If you would like to have an entertaining meal in Japan, I would suggest stopping in at a sushi family restaurant. It is a friendly place where all the staff yells out hello and goodbye every time a patron either enters or leaves the establishment. There are business men sitting at the counter and kids peeking over the back of their family’s booths. Once you are escorted to your table, it is easy to choose what you would like to eat. A conveyor belt loaded with sushi snakes through the restaurant and passes by every table. All you have to do wait for something that looks good (or recognisable) and pick it off the conveyor belt. Sometimes there is a “before” picture that proceeds the “after” concoction to give you a hint of what you could choose to eat.
Since we were sitting in a booth, we really could not anticipate what would be coming up next so we had to be vigilant for whatever would appear. We had about a ten second window between when a plate of sushi would appear, our decision if we wanted it or not, and grabbing it off the belt. It made me feel like I was in a Japanese version of an “I love Lucy” episode.
Since we had wandered into our first sushi restaurant by ourselves, we had no one to guide in what we were doing. After grabbing our fifth plate off the belt, we started to wonder how they would ever figure out what we had eaten. We did a little deductive reasoning and noticed that not all the plates had the same pattern. We then found a laminated chart displaying all the different plate patterns with prices in Yen next to them. So you pay by the plate and some plates are more expensive than others.
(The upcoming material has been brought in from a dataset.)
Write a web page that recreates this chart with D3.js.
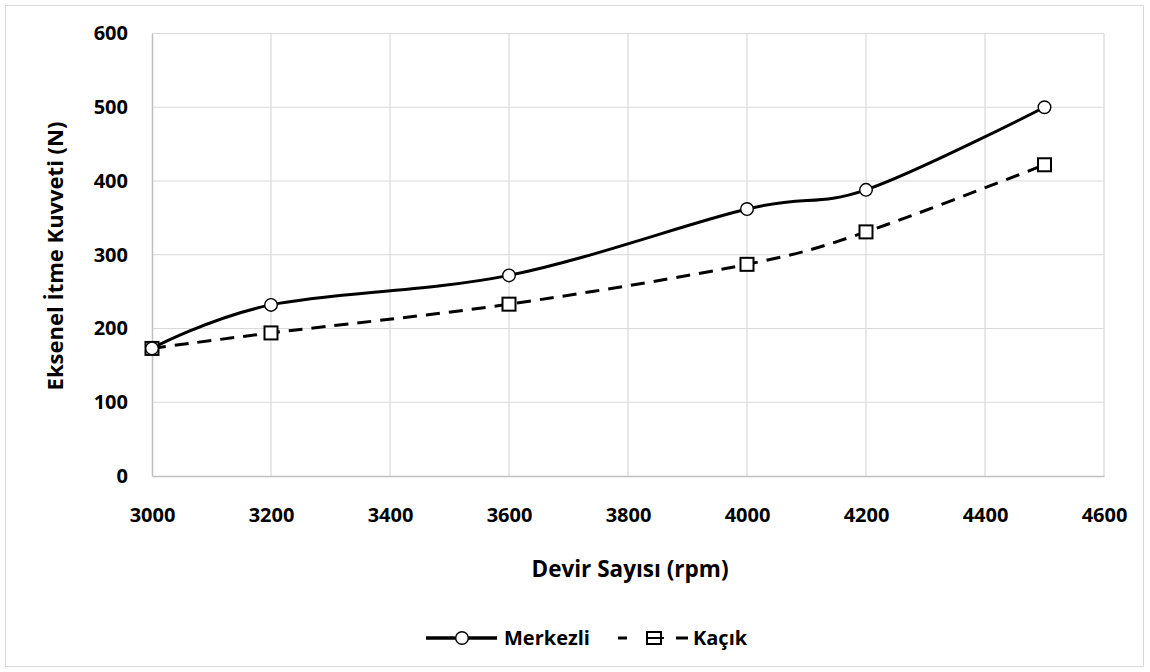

Hmmm, practical and logical.
One thing that stumped us was every once in a while a plate would go by on a raised plastic stand. Was this a featured item? More expensive? The house special? We decided to spurge on the featured item/expensive/house special and grabbed the next one that came past. It was like small fried cheese egg roll things and were quite good. As SB was not as enthusiastic as we were with eating raw fish, we let him eat a majority of them. We then decided to make a point of trying almost all the featured item/expensive/house special that went by. The funny thing was they were all the same item. You would think that they would at least have more than two or three special items per day. We were surprised when we saw a waitress come to the table behind us and hand deliver a featured item/expensive/house special to them. Maybe they were a difficult family. They sure were not a happy bunch, seeing how they were scowling at us as they left.
Oh well. We didn’t let the Sensei Grumpys ruin our meal. The kitchen seemed to have run out of the featured item/expensive/house special by this time as we never saw another one go by. When it was time for us to leave, we waved down a waitress and she came over and added up our bill that consisted of a pile of dirty plates.
As we left, the staff called out, to what seemed to us, to be an unenthusiastic “arigatou gozaimasu” as we left the restaurant. It was late and they must have been tired. Poor things. It must be hard serving all the hard-to-please customers that they must get every night.
The next time we went to a sushi restaurant we went with JN’s high school friend, L, and his Japanese wife, Y. What a different experience! That is when we discovered that there was an interphone at each table with which you can communicate with your waitress. Y wanted to order miso soup for her husband. And just guess how it was delivered! Via the conveyor belt on a raised plastic stand! “Oh yes,” explained Y, “the specially ordered items are always delivered like this.” We burst out laughing when we realized that the other night we kept snatching the other family’s food off the conveyor belt right before their eyes. No wonder they were all scowling at us!